How long to train the model?

cxy7tv opened this issue 5 years ago · comments

Hi, I try to train the model from scratch in my device.
Args are as followed:
--model = FlowNetS --n_epoch=8 --batch_size=128 --num_workers 32
And my device is composed of four 2080ti.
I find that it takes about 25 minutes to run an epoch, which means about 5 days needed to run 300 epochs according to default settings.
I wonder how long is the training procedure of flownets_EPE1.951.pth.tar in the training results.
Looking forward to your reply!

Stefano Savian · Answer 1 · Tue Dec 17 2019 18:45:35 GMT+0800 (China Standard Time)

Maybe I can answer this. FlowNetC, 300 epochs with 16 cores on a single Nvidia tesla takes between 1 and 2 days.

Please take into account that the low endpoint error on flyingchairs might be due to a little overfitting. When testing on Sintel I always obtain lower performance.
Secondly I have noticed that larger linear displacements can lead to a better generalization (tried on Sintel). However this requires to implement a custom data augmentation

Clément Pinard · Answer 2 · Tue Dec 17 2019 20:23:36 GMT+0800 (China Standard Time)

The 300 epochs is set for a batch of 8 images.

With your batch of 128, to get the same amount of data, you would need only about 20 epochs (300/16)

But as @jeffbaena pointed out, the training usually takes 1 or 2 days (Personally tested it with a 980Ti) with regular parameters.

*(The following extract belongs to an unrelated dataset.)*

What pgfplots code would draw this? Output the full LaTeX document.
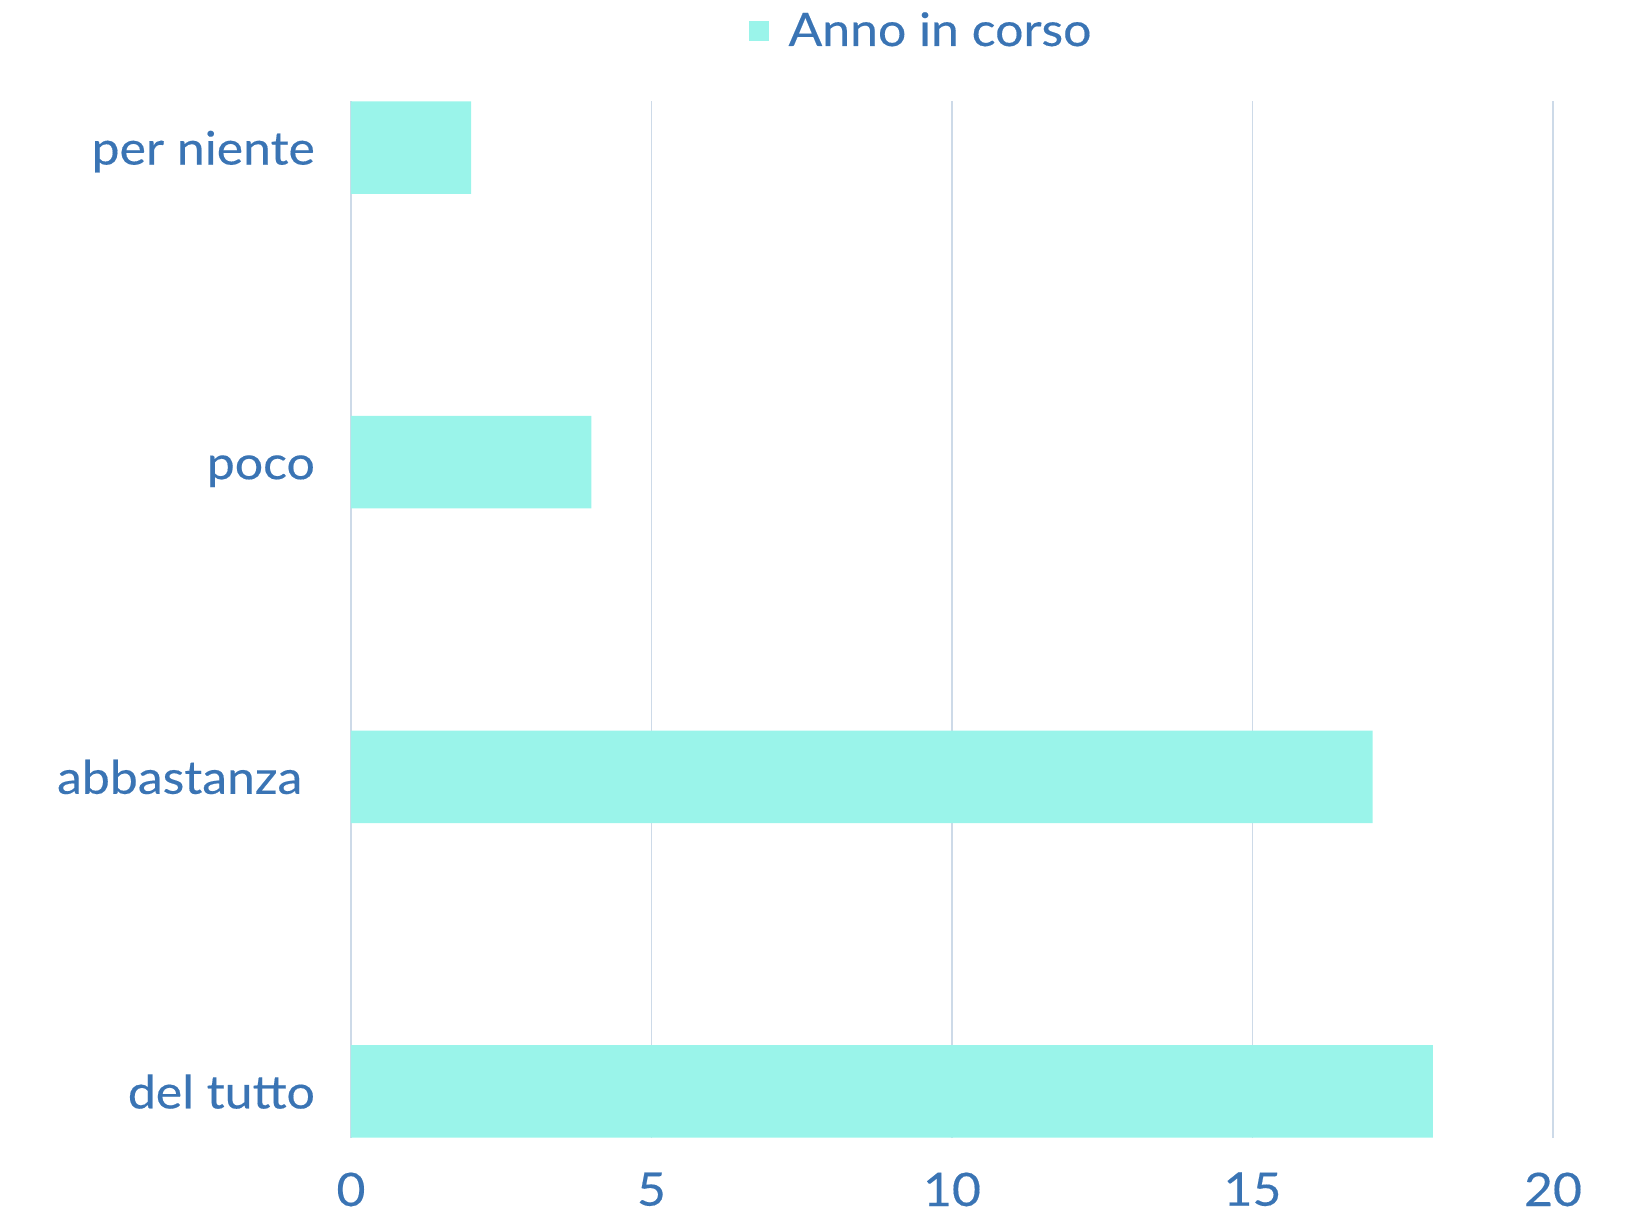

Finally, I you want to apply heavier data augmentation, you can change the parameters here and put higher values. (But keep in mind the rotation angle must be low, because it uses the approximation sin(x) ~ x)

cxy7tv · Answer 3 · Sat Dec 28 2019 21:43:24 GMT+0800 (China Standard Time)

Thank you all for your experience on training and advises on data augmentation, @jeffbaena @ClementPinard
Finally, I found that I assigned epoch-size as 2700, the reason that took so long to train an epoch.